Executive recommendations for CIOs, COOs, and supply chain leaders
First, position logistics AI as operational intelligence infrastructure, not as a standalone assistant. The strategic objective is to improve enterprise decision velocity and exception handling across systems, not simply to add another analytics interface.
Second, anchor the business case in measurable exception economics. Focus on service recovery time, expedited freight reduction, inventory productivity, planner efficiency, and customer retention risk. These metrics resonate more strongly than generic automation claims.
Third, modernize around ERP interoperability. Preserve the ERP core as the transactional backbone while adding AI-driven orchestration, predictive analytics, and workflow intelligence around it. This reduces transformation risk and accelerates time to value.
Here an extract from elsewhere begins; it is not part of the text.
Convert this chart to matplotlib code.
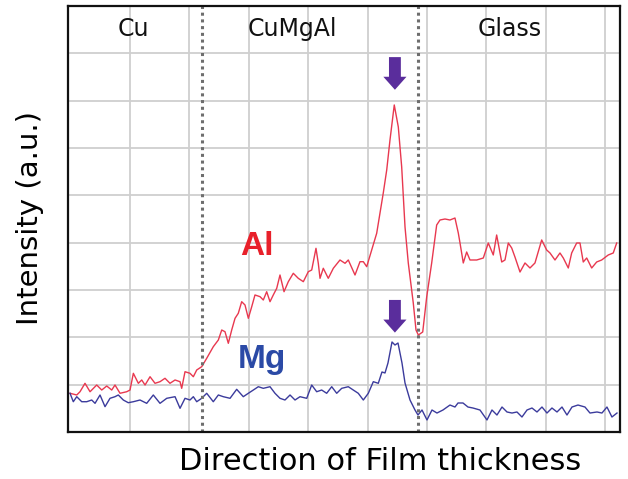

Finally, invest early in governance, observability, and scalability. Enterprises that can explain recommendations, monitor model performance, enforce policy controls, and replicate successful workflows across regions will gain more durable operational resilience than those pursuing isolated pilots.
The strategic outcome
Logistics AI is increasingly central to how enterprises build connected intelligence architecture across supply chain operations. Its highest value lies in turning fragmented signals into coordinated action: detecting risk earlier, resolving exceptions faster, and aligning logistics, procurement, finance, and customer teams around the same operational truth.
For organizations pursuing supply chain modernization, the next step is not to automate everything. It is to identify where operational decisions break down, connect the systems involved, and deploy AI workflow orchestration with governance strong enough to scale. That is how logistics AI moves from experimentation to enterprise capability.